Cerro Del Aire CFRP
The Forest Stewards Guild, working closely with the New Mexico State Land Office (SLO) and the Taos Field Office (TFO) of the Bureau of Land Management, plan to implement mechanical forest treatments needed on New Mexico State Land in the Cerro del Aire landscape near Tres Piedras, NM. The Cerro del Aire project area spans roughly 10,000 acres northeast of Tres Piedras within the larger landscape of the 242,500 acre Monument in Taos and Rio Arriba counties. The treatments will begin in January of 2017 and continue through the Spring of 2017.
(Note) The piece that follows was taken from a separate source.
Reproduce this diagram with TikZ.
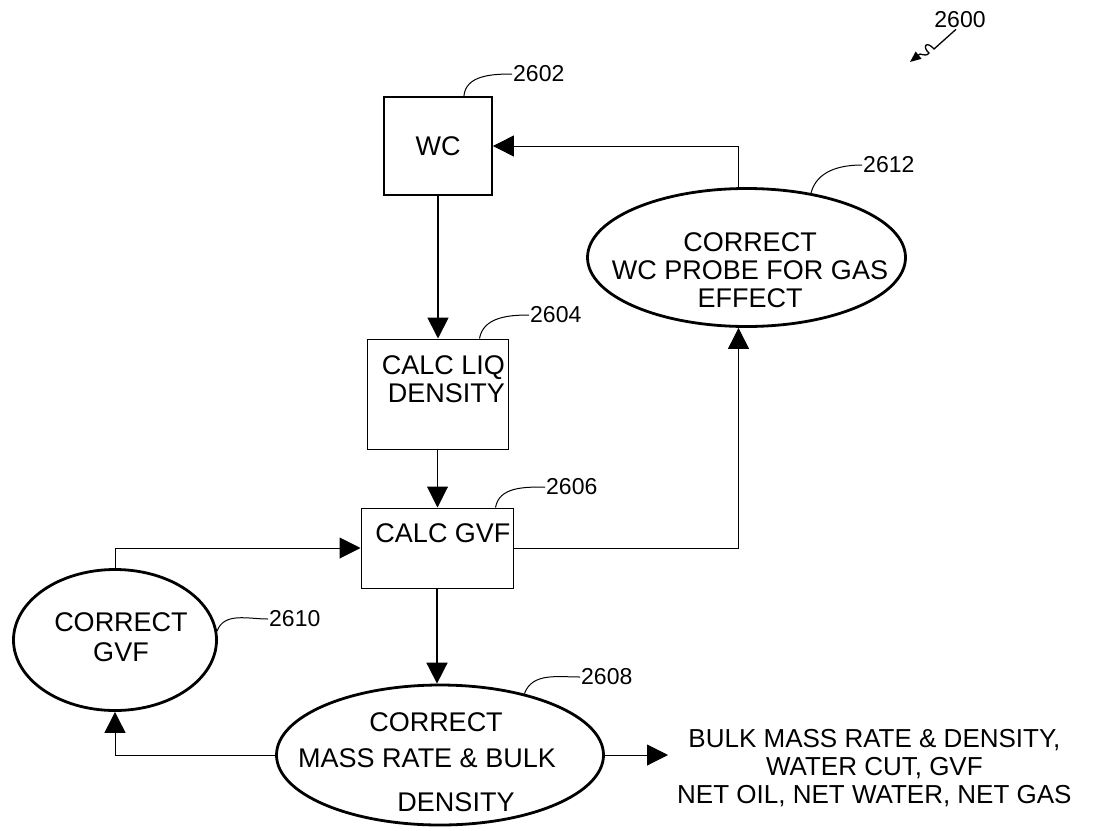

This project is funded by the Collaborative Forest Restoration Program (CFRP) and is aimed at protecting this ecologically significant landscape from the negative effects of high-intensity wildfire, drought, and climate change. In total, 250 - 300 acres of pinon-juniper, ponderosa pine, and mixed conifer forests will receive mechanical treatments on SLO and TFO lands. On TFO lands, strategic thinning will occur in a powerline corridor where current fuel loading prohibits prescribed fire and managed wildfire operations.
In the piñon-juniper and ponderosa pine ecotone, thinning and prescribed fire treatments will leave stands less susceptible to uncharacteristic stand-replacing wildfire. These treatments will also help protect ecologically significant, old, or large trees from stress and wildfire-related mortality during periods of extended drought as the climate warms.
The treatments will generate an estimated 750-850 cords of wood that will be available to the community as fuelwood through a simple permit process. This project will support an estimated 4-6 full-time restoration jobs over three years. The Forest Stewards Guild will offer opportunities for the public to learn more about the project through an ecological monitoring training and Fire Adapted Communities (FAC) Peer Learning Exchange workshops for the surrounding communities.
In order to quantify if the project area has met the desired outcomes, forest monitoring will be carried out pre and post treatment beginning in December 2016. The desired ecological conditions include, reduction in small trees and basal area, increased grass cover and herbaceous understory, reduced erosion, and heterogeneous stand structure with diverse age classes, openings, and increased crown base height.